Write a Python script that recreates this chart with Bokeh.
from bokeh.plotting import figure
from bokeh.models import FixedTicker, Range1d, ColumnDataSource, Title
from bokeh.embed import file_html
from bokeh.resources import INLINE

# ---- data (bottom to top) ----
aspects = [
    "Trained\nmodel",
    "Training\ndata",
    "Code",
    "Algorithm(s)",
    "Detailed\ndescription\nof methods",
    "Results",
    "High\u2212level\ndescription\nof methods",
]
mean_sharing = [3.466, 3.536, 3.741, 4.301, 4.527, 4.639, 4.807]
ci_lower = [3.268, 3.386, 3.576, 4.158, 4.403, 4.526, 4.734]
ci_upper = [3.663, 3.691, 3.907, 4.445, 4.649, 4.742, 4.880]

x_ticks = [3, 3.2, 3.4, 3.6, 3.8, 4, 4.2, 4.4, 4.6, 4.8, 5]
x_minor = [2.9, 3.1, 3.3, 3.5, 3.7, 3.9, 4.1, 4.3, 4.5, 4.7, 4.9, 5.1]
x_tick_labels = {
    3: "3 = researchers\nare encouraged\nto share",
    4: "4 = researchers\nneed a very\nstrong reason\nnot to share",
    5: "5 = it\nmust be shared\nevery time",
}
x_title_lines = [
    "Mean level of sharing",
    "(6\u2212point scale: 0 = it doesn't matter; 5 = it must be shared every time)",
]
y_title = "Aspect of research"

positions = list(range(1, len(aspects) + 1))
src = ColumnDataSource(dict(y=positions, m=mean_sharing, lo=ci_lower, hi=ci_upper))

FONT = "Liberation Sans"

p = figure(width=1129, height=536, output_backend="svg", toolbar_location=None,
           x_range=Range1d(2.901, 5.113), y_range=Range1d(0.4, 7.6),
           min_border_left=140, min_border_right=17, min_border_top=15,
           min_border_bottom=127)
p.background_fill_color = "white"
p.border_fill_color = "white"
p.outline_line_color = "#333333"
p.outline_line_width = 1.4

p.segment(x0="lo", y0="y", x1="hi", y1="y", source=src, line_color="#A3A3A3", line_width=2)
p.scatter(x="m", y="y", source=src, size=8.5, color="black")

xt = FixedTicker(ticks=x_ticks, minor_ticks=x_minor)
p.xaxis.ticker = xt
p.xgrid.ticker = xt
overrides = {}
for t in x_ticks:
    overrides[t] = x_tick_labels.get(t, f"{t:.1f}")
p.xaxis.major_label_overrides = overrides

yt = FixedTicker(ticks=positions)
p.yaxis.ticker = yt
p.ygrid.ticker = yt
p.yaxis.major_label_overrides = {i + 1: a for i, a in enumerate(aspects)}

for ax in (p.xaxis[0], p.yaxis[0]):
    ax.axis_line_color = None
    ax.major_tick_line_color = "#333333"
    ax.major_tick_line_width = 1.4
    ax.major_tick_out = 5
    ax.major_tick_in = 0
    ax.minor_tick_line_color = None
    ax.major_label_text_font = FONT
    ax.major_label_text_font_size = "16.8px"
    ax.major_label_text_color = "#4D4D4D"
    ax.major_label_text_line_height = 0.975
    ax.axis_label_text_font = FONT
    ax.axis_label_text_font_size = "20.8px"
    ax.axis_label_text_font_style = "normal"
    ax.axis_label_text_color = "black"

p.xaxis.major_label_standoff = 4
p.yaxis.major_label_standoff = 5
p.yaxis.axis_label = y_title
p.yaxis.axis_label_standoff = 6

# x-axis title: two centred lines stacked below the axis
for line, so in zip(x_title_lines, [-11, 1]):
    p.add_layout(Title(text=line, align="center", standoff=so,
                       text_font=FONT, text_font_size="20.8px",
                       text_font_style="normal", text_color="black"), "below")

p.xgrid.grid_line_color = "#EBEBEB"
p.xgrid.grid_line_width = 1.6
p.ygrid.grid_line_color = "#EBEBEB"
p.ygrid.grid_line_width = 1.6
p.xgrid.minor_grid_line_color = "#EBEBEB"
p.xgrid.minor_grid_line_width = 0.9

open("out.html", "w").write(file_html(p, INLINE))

**What is being asked**: Transcribe the material exactly as it reads.

**Reply**:
Write a Python script that recreates this chart with Bokeh.
from bokeh.plotting import figure
from bokeh.models import FixedTicker, Range1d, ColumnDataSource, Title
from bokeh.embed import file_html
from bokeh.resources import INLINE

# ---- data (bottom to top) ----
aspects = [
    "Trained\nmodel",
    "Training\ndata",
    "Code",
    "Algorithm(s)",
    "Detailed\ndescription\nof methods",
    "Results",
    "High\u2212level\ndescription\nof methods",
]
mean_sharing = [3.466, 3.536, 3.741, 4.301, 4.527, 4.639, 4.807]
ci_lower = [3.268, 3.386, 3.576, 4.158, 4.403, 4.526, 4.734]
ci_upper = [3.663, 3.691, 3.907, 4.445, 4.649, 4.742, 4.880]

x_ticks = [3, 3.2, 3.4, 3.6, 3.8, 4, 4.2, 4.4, 4.6, 4.8, 5]
x_minor = [2.9, 3.1, 3.3, 3.5, 3.7, 3.9, 4.1, 4.3, 4.5, 4.7, 4.9, 5.1]
x_tick_labels = {
    3: "3 = researchers\nare encouraged\nto share",
    4: "4 = researchers\nneed a very\nstrong reason\nnot to share",
    5: "5 = it\nmust be shared\nevery time",
}
x_title_lines = [
    "Mean level of sharing",
    "(6\u2212point scale: 0 = it doesn't matter; 5 = it must be shared every time)",
]
y_title = "Aspect of research"

positions = list(range(1, len(aspects) + 1))
src = ColumnDataSource(dict(y=positions, m=mean_sharing, lo=ci_lower, hi=ci_upper))

FONT = "Liberation Sans"

p = figure(width=1129, height=536, output_backend="svg", toolbar_location=None,
           x_range=Range1d(2.901, 5.113), y_range=Range1d(0.4, 7.6),
           min_border_left=140, min_border_right=17, min_border_top=15,
           min_border_bottom=127)
p.background_fill_color = "white"
p.border_fill_color = "white"
p.outline_line_color = "#333333"
p.outline_line_width = 1.4

p.segment(x0="lo", y0="y", x1="hi", y1="y", source=src, line_color="#A3A3A3", line_width=2)
p.scatter(x="m", y="y", source=src, size=8.5, color="black")

xt = FixedTicker(ticks=x_ticks, minor_ticks=x_minor)
p.xaxis.ticker = xt
p.xgrid.ticker = xt
overrides = {}
for t in x_ticks:
    overrides[t] = x_tick_labels.get(t, f"{t:.1f}")
p.xaxis.major_label_overrides = overrides

yt = FixedTicker(ticks=positions)
p.yaxis.ticker = yt
p.ygrid.ticker = yt
p.yaxis.major_label_overrides = {i + 1: a for i, a in enumerate(aspects)}

for ax in (p.xaxis[0], p.yaxis[0]):
    ax.axis_line_color = None
    ax.major_tick_line_color = "#333333"
    ax.major_tick_line_width = 1.4
    ax.major_tick_out = 5
    ax.major_tick_in = 0
    ax.minor_tick_line_color = None
    ax.major_label_text_font = FONT
    ax.major_label_text_font_size = "16.8px"
    ax.major_label_text_color = "#4D4D4D"
    ax.major_label_text_line_height = 0.975
    ax.axis_label_text_font = FONT
    ax.axis_label_text_font_size = "20.8px"
    ax.axis_label_text_font_style = "normal"
    ax.axis_label_text_color = "black"

p.xaxis.major_label_standoff = 4
p.yaxis.major_label_standoff = 5
p.yaxis.axis_label = y_title
p.yaxis.axis_label_standoff = 6

# x-axis title: two centred lines stacked below the axis
for line, so in zip(x_title_lines, [-11, 1]):
    p.add_layout(Title(text=line, align="center", standoff=so,
                       text_font=FONT, text_font_size="20.8px",
                       text_font_style="normal", text_color="black"), "below")

p.xgrid.grid_line_color = "#EBEBEB"
p.xgrid.grid_line_width = 1.6
p.ygrid.grid_line_color = "#EBEBEB"
p.ygrid.grid_line_width = 1.6
p.xgrid.minor_grid_line_color = "#EBEBEB"
p.xgrid.minor_grid_line_width = 0.9

open("out.html", "w").write(file_html(p, INLINE))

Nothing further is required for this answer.